Investment opportunities promising short-term “extraordinary” returns are most likely scams. Pyramid schemes pop up every now and then promising returns that would make seasoned investors laugh in scorn.

To succeed in short-term investment, you must curb your greed and your quest to get rich quickly.

In fact, in some cases, your short-term investments may just be the hedge to protect your assets against inflation and nothing more.

Low-risk short-term investments to keep an eye on in 2023

Commercial papers: Commercial paper is an unsecured form of promissory note that pays a fixed rate of interest. It is typically issued by large banks or corporations to cover short-term receivables and meet short-term financial obligations, such as funding for a new project.

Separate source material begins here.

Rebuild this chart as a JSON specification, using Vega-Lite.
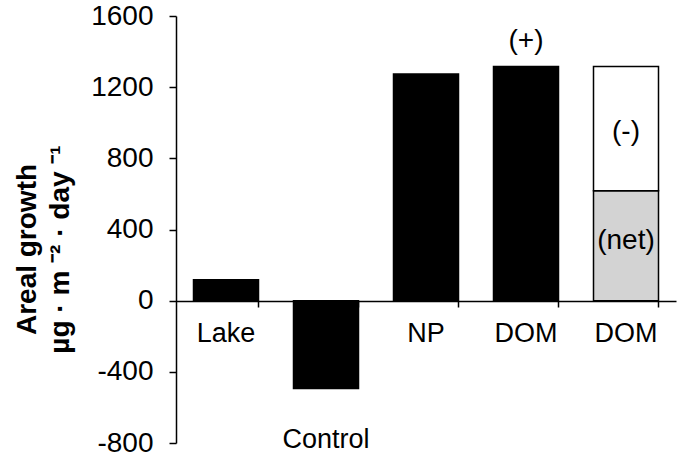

Mutual funds: Investment in mutual funds can be classified as safe in terms of the likelihood of losing your initial investment or principal.

FGN Bonds: Federal Government Bonds are bonds issued by the Nigerian Debt Management Office (DMO) on behalf of the Federal Government.

Exchange Traded Funds (ETFs): ETFs are sometimes confusing to new investors and many find it difficult to grasp what they mean.

The DJI is up 0.86% YTD, NASDAQ is up 20.35% YTD (an N1m investment at the beginning of the year would amount to N1,203,500 today), the S&P 500 is also positive with a 8.75% YTD return.

It is important to note however that during a huge global financial crisis like what we saw in 2008, relatively safe ETFs like the S&P 500 may decline significantly.

In 2008 for instance, the S&P plunged 48% in just over six months.

In conclusion, if you are an investor with say N5 million and you wish to invest in short-term securities you may consider investing across these various instruments.

This is called diversification and it may further reduce your risk as your risk has been stratified across various instruments.